For many women, their menstrual cycles come with unwanted symptoms. Traditional tools like hormonal birth control and PMS pain-relieving NSAIDs (nonsteroidal anti-inflammatory drugs) can help, but some seek out alternative solutions for maintaining a healthy hormonal balance. One of these interesting new approaches: seed cycling.
Here’s what to know about seed cycling, from what it is to whether it could work for you.
So, What Is Seed Cycling?
Seed cycling is a food-based approach to managing period symptoms. As the name suggests, it involves incorporating different combos of seeds into your diet every single day, depending on where you are in your cycle.
The most popular seed cycling regime involves two phases that coincide with the follicular and luteal phases of the menstrual cycle, explains regenerative medicine expert Dr. Carrie Lam, M.D., FAAMFM, ABAARM and co-author of Advanced Symptoms of Adrenal Fatigue Syndrome.
During the follicular phase (the first half of the cycle, when estrogen increases to prep for ovulation), seed cyclers consume a mix of one tablespoon of ground, raw flaxseed and one tablespoon of ground, raw pumpkin seeds every day.
Then, during the luteal phase (the second half of the cycle, when estrogen decreases and progesterone increases), they consume one tablespoon of ground, raw sesame seed mixed with one tablespoon of ground, raw sunflower seeds each day.
The hypothesis: Each of these four seeds contains specific nutrients thought to hinder or promote estrogen production. So, consuming them strategically may support hormonal regulation. This, then, could promote a more normal cycle, and fewer unfavorable PMS symptoms, such as pain, cramping, bloating, acne, and weight fluctuations.
Does Seed Cycling Actually Work?
As interesting as this sounds, “there has been zero research on it,” says Dr. Felice Gersh, M.D., author of PCOS SOS: A Gynecologist’s Lifeline to Naturally Restore Your Rhythms, Hormones, and Happiness. “There is no scientific data showing that seed cycling works.”
That said, the lack of research doesn’t mean seed cycling is total bologna. In fact, given research on the menstrual cycle and the individual seeds themselves, proponents suggest there is reason to believe it could work.
Consider this: Pumpkin and flax seeds both contain phytoestrogens, plant compounds that parrot estrogen. So, consuming them during the follicular (estrogen-rising) portion of your menstrual cycle can support its regularity, explains Lam.
In fact, flaxseed consumption was linked to fewer anovulatory cycles (a.k.a. cycles in which ovulation doesn’t occur) in a small study published in the Journal of Clinical Endocrinological Metabolism.

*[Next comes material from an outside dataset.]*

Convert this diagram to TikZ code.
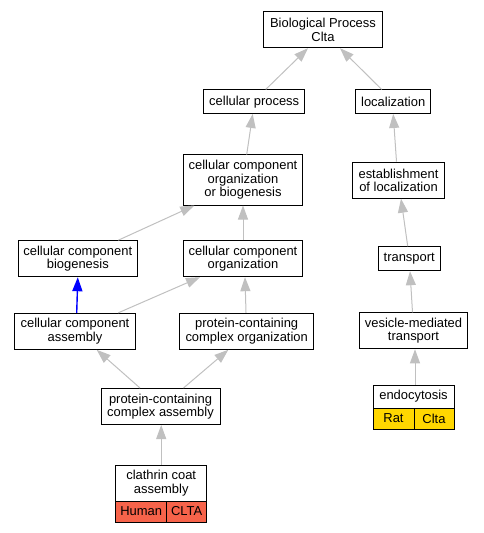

Sesame and sunflower seeds, meanwhile, both contain essential fatty acids called lignans, which bind to estrogen receptors in the body, blocking its activity. This potentially keeps estrogen levels from increasing too much during the luteal portion of the cycle.
“Sunflower seeds also contain vitamin E, which has been shown to boost progesterone levels,” Lam says. “They, therefore, support the [luteal] phase of the cycle, when progesterone levels are supposed to be higher.”
In short, seed cycling itself has not been studied. However, what we know about the menstrual cycle and the seeds involved suggests the practice could be worth trying.
Are There Any Risks?
Whether you’re intrigued or skeptical, there’s certainly no danger in trying out seed cycling for yourself. (Assuming you’re not allergic to any of the seeds involved.)
“Seed cycling is only harmful if you self-prescribe it instead of working with a trained medical professional,” says Gersh. In this case, you may end up missing underlying issues that a doctor can identify.
Is Seed Cycling For You?
If you are experiencing period irregularities or serious symptoms, the first step is to work with a healthcare provider. “The menstrual cycle has been named the sixth vital sign, so if your period is abnormal in any way you need to get to the root cause of why,” says Gersh.
If there is an underlying issue causing your period pain (like endometriosis, uterine fibroids, or adenomyosis), the doctor may suggest seed cycling as one component in a multi-part treatment plan, she says. If not, you can always ask if you can incorporate it.
That said, if you would describe your period as “no big deal” but simply want to explore seed cycling, go on ahead, says dietitian Aubrey Phelps, M.S., R.D.N.
How To Try Seed Cycling
Want to see if seed cycling can support your menstrual cycle? Keep a few tips in mind to incorporate these little nutritional powerhouses into your routine.
First thing’s first: The seeds must be ground. Whole seeds do not break down completely in the gut, explains Lam. This means you don’t reap their full nutritional benefits. In addition to being ground, the seeds must also be raw. Heating them damages some of the micronutrients thought to support your cycle, she says.
Finally, to make the routine stick, nosh on your ground seeds at the same time every day.
If you’re consistent, you may notice some benefits of seed cycling within about three or so menstrual cycles, Lam says. Still, know that “the effects of seed cycling are very very gentle,” she adds.